◆ WHAT IS NEEDED ◆
Without the pictures, copy the entries below word for word.

◆ Entries from a dataset ◆

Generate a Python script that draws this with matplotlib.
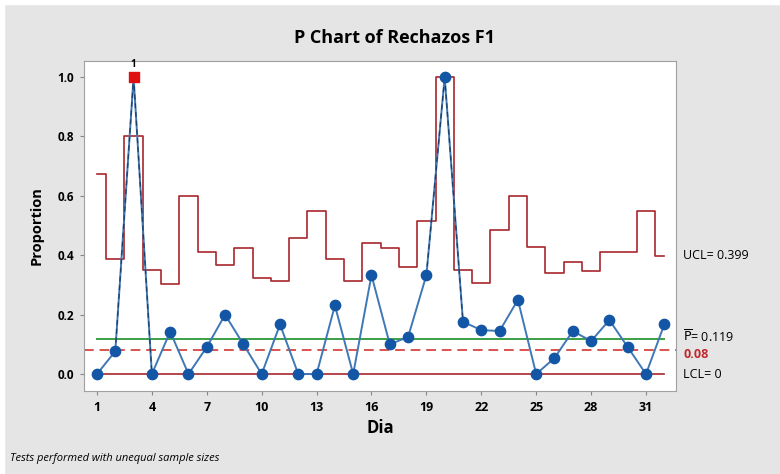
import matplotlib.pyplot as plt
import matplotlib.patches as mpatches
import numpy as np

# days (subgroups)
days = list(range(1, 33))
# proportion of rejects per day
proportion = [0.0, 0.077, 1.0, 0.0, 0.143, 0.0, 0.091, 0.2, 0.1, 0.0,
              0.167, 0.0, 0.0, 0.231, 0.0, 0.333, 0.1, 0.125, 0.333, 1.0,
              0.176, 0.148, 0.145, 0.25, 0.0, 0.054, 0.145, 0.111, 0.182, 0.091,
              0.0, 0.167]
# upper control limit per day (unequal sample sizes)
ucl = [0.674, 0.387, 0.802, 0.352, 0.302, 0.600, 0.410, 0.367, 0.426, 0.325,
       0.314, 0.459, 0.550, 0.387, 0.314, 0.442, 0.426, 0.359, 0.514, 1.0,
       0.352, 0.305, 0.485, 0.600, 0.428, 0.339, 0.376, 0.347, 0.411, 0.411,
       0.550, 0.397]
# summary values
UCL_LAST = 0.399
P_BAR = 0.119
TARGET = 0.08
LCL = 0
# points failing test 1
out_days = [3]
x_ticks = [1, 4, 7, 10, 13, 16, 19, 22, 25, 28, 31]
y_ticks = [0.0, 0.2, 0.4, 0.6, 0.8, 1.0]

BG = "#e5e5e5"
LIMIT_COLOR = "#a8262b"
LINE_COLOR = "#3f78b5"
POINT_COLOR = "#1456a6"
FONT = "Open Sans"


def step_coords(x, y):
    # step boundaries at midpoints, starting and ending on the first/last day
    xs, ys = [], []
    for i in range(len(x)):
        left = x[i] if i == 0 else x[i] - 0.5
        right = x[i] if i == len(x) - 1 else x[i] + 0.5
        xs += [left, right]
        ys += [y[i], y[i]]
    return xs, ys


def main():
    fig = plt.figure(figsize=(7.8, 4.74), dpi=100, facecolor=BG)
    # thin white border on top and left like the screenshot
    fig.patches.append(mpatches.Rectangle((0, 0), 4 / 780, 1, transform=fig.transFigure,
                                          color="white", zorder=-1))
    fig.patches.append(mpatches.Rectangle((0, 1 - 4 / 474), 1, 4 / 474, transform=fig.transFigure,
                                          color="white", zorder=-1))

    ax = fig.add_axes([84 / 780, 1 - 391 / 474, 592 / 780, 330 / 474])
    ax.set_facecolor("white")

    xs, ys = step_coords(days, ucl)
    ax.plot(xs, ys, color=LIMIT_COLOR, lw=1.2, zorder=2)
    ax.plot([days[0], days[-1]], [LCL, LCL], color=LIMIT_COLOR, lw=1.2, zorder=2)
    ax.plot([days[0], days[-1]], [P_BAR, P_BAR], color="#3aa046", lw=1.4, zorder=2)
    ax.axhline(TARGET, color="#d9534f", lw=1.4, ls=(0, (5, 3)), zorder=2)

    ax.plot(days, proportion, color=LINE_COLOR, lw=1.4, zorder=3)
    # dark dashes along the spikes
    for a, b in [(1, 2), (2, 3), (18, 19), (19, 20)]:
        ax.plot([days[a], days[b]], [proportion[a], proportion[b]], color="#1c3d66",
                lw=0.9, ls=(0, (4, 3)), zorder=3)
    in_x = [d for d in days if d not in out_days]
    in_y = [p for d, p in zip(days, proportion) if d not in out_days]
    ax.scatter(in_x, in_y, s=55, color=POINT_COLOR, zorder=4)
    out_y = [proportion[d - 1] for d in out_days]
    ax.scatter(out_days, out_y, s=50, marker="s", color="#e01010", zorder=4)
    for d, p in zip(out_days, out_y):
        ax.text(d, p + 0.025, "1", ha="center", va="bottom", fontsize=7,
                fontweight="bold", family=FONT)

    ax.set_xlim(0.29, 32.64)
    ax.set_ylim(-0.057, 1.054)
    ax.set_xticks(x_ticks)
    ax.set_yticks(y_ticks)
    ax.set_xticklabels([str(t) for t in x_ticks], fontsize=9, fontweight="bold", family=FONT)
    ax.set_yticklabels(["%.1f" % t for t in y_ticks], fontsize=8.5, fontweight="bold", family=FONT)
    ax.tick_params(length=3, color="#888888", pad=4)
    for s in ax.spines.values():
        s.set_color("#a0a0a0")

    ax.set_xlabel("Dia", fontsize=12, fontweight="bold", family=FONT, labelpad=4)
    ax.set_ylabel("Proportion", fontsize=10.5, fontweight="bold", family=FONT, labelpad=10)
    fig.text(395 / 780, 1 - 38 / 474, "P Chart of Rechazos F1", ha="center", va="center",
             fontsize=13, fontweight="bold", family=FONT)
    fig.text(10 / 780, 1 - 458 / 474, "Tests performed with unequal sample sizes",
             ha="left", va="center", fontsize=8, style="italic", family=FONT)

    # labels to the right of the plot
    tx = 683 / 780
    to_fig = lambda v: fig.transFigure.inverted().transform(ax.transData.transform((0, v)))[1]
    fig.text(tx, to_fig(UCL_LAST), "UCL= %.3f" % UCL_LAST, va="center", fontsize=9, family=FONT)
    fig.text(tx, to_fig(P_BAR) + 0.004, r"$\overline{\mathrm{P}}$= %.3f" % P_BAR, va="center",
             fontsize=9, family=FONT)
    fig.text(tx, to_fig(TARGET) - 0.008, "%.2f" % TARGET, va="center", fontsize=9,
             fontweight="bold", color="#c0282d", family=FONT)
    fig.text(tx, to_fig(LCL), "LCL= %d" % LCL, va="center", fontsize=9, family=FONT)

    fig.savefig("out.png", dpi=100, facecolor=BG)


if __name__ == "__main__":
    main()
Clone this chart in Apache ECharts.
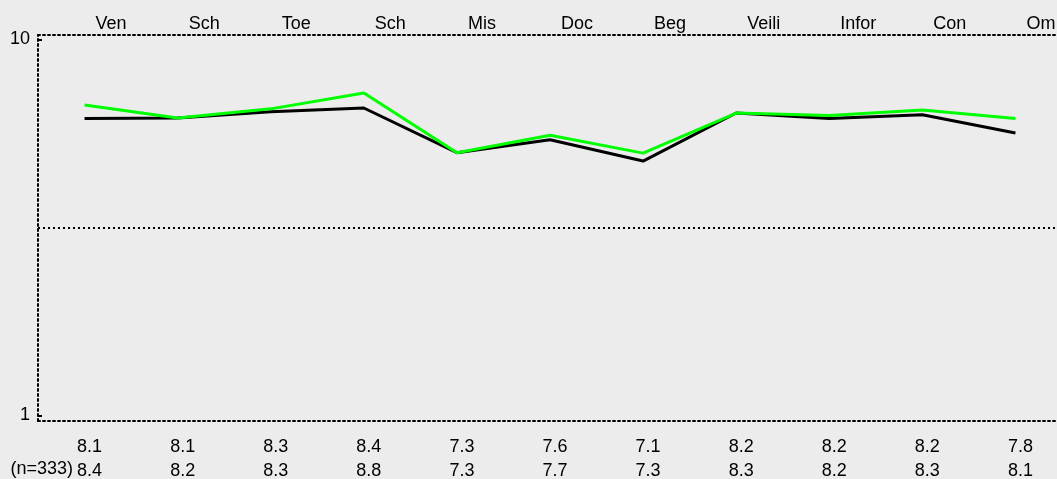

◆ RESPONSE ◆
Generate a Python script that draws this with matplotlib.
import matplotlib.pyplot as plt
import matplotlib.patches as mpatches
import numpy as np

# days (subgroups)
days = list(range(1, 33))
# proportion of rejects per day
proportion = [0.0, 0.077, 1.0, 0.0, 0.143, 0.0, 0.091, 0.2, 0.1, 0.0,
              0.167, 0.0, 0.0, 0.231, 0.0, 0.333, 0.1, 0.125, 0.333, 1.0,
              0.176, 0.148, 0.145, 0.25, 0.0, 0.054, 0.145, 0.111, 0.182, 0.091,
              0.0, 0.167]
# upper control limit per day (unequal sample sizes)
ucl = [0.674, 0.387, 0.802, 0.352, 0.302, 0.600, 0.410, 0.367, 0.426, 0.325,
       0.314, 0.459, 0.550, 0.387, 0.314, 0.442, 0.426, 0.359, 0.514, 1.0,
       0.352, 0.305, 0.485, 0.600, 0.428, 0.339, 0.376, 0.347, 0.411, 0.411,
       0.550, 0.397]
# summary values
UCL_LAST = 0.399
P_BAR = 0.119
TARGET = 0.08
LCL = 0
# points failing test 1
out_days = [3]
x_ticks = [1, 4, 7, 10, 13, 16, 19, 22, 25, 28, 31]
y_ticks = [0.0, 0.2, 0.4, 0.6, 0.8, 1.0]

BG = "#e5e5e5"
LIMIT_COLOR = "#a8262b"
LINE_COLOR = "#3f78b5"
POINT_COLOR = "#1456a6"
FONT = "Open Sans"


def step_coords(x, y):
    # step boundaries at midpoints, starting and ending on the first/last day
    xs, ys = [], []
    for i in range(len(x)):
        left = x[i] if i == 0 else x[i] - 0.5
        right = x[i] if i == len(x) - 1 else x[i] + 0.5
        xs += [left, right]
        ys += [y[i], y[i]]
    return xs, ys


def main():
    fig = plt.figure(figsize=(7.8, 4.74), dpi=100, facecolor=BG)
    # thin white border on top and left like the screenshot
    fig.patches.append(mpatches.Rectangle((0, 0), 4 / 780, 1, transform=fig.transFigure,
                                          color="white", zorder=-1))
    fig.patches.append(mpatches.Rectangle((0, 1 - 4 / 474), 1, 4 / 474, transform=fig.transFigure,
                                          color="white", zorder=-1))

    ax = fig.add_axes([84 / 780, 1 - 391 / 474, 592 / 780, 330 / 474])
    ax.set_facecolor("white")

    xs, ys = step_coords(days, ucl)
    ax.plot(xs, ys, color=LIMIT_COLOR, lw=1.2, zorder=2)
    ax.plot([days[0], days[-1]], [LCL, LCL], color=LIMIT_COLOR, lw=1.2, zorder=2)
    ax.plot([days[0], days[-1]], [P_BAR, P_BAR], color="#3aa046", lw=1.4, zorder=2)
    ax.axhline(TARGET, color="#d9534f", lw=1.4, ls=(0, (5, 3)), zorder=2)

    ax.plot(days, proportion, color=LINE_COLOR, lw=1.4, zorder=3)
    # dark dashes along the spikes
    for a, b in [(1, 2), (2, 3), (18, 19), (19, 20)]:
        ax.plot([days[a], days[b]], [proportion[a], proportion[b]], color="#1c3d66",
                lw=0.9, ls=(0, (4, 3)), zorder=3)
    in_x = [d for d in days if d not in out_days]
    in_y = [p for d, p in zip(days, proportion) if d not in out_days]
    ax.scatter(in_x, in_y, s=55, color=POINT_COLOR, zorder=4)
    out_y = [proportion[d - 1] for d in out_days]
    ax.scatter(out_days, out_y, s=50, marker="s", color="#e01010", zorder=4)
    for d, p in zip(out_days, out_y):
        ax.text(d, p + 0.025, "1", ha="center", va="bottom", fontsize=7,
                fontweight="bold", family=FONT)

    ax.set_xlim(0.29, 32.64)
    ax.set_ylim(-0.057, 1.054)
    ax.set_xticks(x_ticks)
    ax.set_yticks(y_ticks)
    ax.set_xticklabels([str(t) for t in x_ticks], fontsize=9, fontweight="bold", family=FONT)
    ax.set_yticklabels(["%.1f" % t for t in y_ticks], fontsize=8.5, fontweight="bold", family=FONT)
    ax.tick_params(length=3, color="#888888", pad=4)
    for s in ax.spines.values():
        s.set_color("#a0a0a0")

    ax.set_xlabel("Dia", fontsize=12, fontweight="bold", family=FONT, labelpad=4)
    ax.set_ylabel("Proportion", fontsize=10.5, fontweight="bold", family=FONT, labelpad=10)
    fig.text(395 / 780, 1 - 38 / 474, "P Chart of Rechazos F1", ha="center", va="center",
             fontsize=13, fontweight="bold", family=FONT)
    fig.text(10 / 780, 1 - 458 / 474, "Tests performed with unequal sample sizes",
             ha="left", va="center", fontsize=8, style="italic", family=FONT)

    # labels to the right of the plot
    tx = 683 / 780
    to_fig = lambda v: fig.transFigure.inverted().transform(ax.transData.transform((0, v)))[1]
    fig.text(tx, to_fig(UCL_LAST), "UCL= %.3f" % UCL_LAST, va="center", fontsize=9, family=FONT)
    fig.text(tx, to_fig(P_BAR) + 0.004, r"$\overline{\mathrm{P}}$= %.3f" % P_BAR, va="center",
             fontsize=9, family=FONT)
    fig.text(tx, to_fig(TARGET) - 0.008, "%.2f" % TARGET, va="center", fontsize=9,
             fontweight="bold", color="#c0282d", family=FONT)
    fig.text(tx, to_fig(LCL), "LCL= %d" % LCL, va="center", fontsize=9, family=FONT)

    fig.savefig("out.png", dpi=100, facecolor=BG)


if __name__ == "__main__":
    main()
Clone this chart in Apache ECharts.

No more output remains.